After inspecting the bearing edges, which were as good as any I've ever seen, I took the opportunity to upgrade the batter head to a Remo Controlled Sound reverse dot, which as most of you know is a coated, Ambassador-weight, single-ply head with a 5 mil reverse dot.  I'm not crazy about 1.6mm hoops on snare drums, but I decided to go ahead and give them a try for a while to see how they work out.  I then added nylon washers to the tension rods and installed and seated the heads.

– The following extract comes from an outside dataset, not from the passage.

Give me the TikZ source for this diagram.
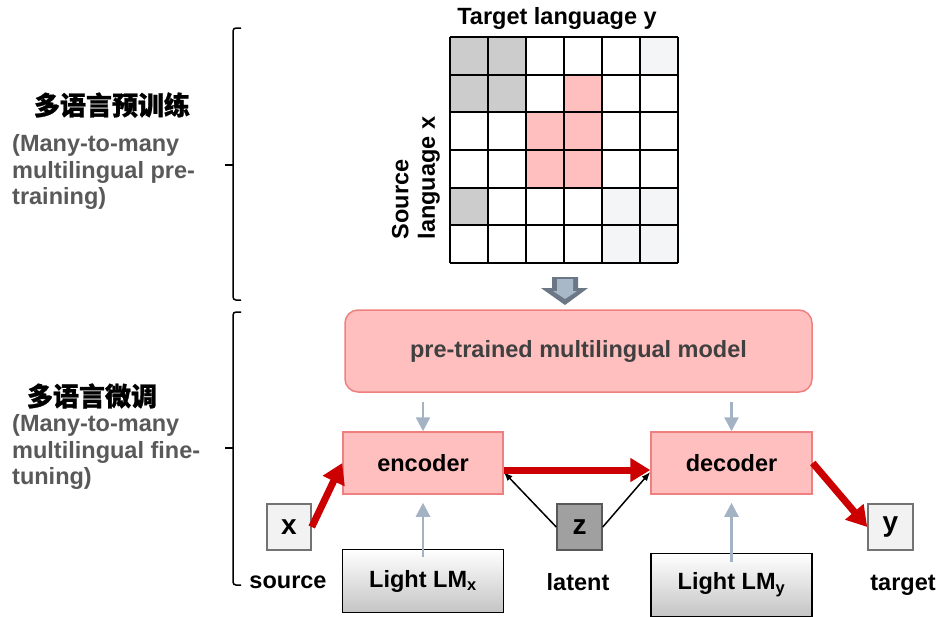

My initial observations after spending a few hours with the Platinum solid maple snare in the rehearsal studio today:
  • The Platinum snare tunes up very easily, perhaps because of the excellent bearing edges.  This drum seemed very happy at a 3g# tuning (380Hz at each reso lug, 328Hz at each batter lug).
  • The tone of the Platinum has a lot more "woodiness" and "body" than the X7 snare.  When played side-by-side, it was difficult to hear any "woodiness" at all in the X7 snare's tone.
  • The Platinum's tone blends well into a variety of music.  It is a versatile snare.
  • Rimshots are a bit weak, which I attribute to the 1.6mm hoops.

The PDP Platinum solid maple snare is a quality drum at an excellent price point.  More importantly, its tone is reminiscent of the legendary Slingerland Radio King.  The more I play it, the more I hear the Radio King in its voice.  It is definitely a keeper in my snare drum collection.

--Darin

1 comment:

  1. UPDATE: I recently upgraded the hoops on this snare drum to 3.0mm DW True-Hoops. The True-Hoops add as much crack to rimshots as die-cast hoops, while saving your sticks with a rolled top flange. They dry out the sound slightly--my guess is that the sound is somewhere between 2.3mm triple-flange and die-cast hoops.

    With this $60 upgrade, I believe the PDP Platinum solid maple snare is could go up against any DW maple snare!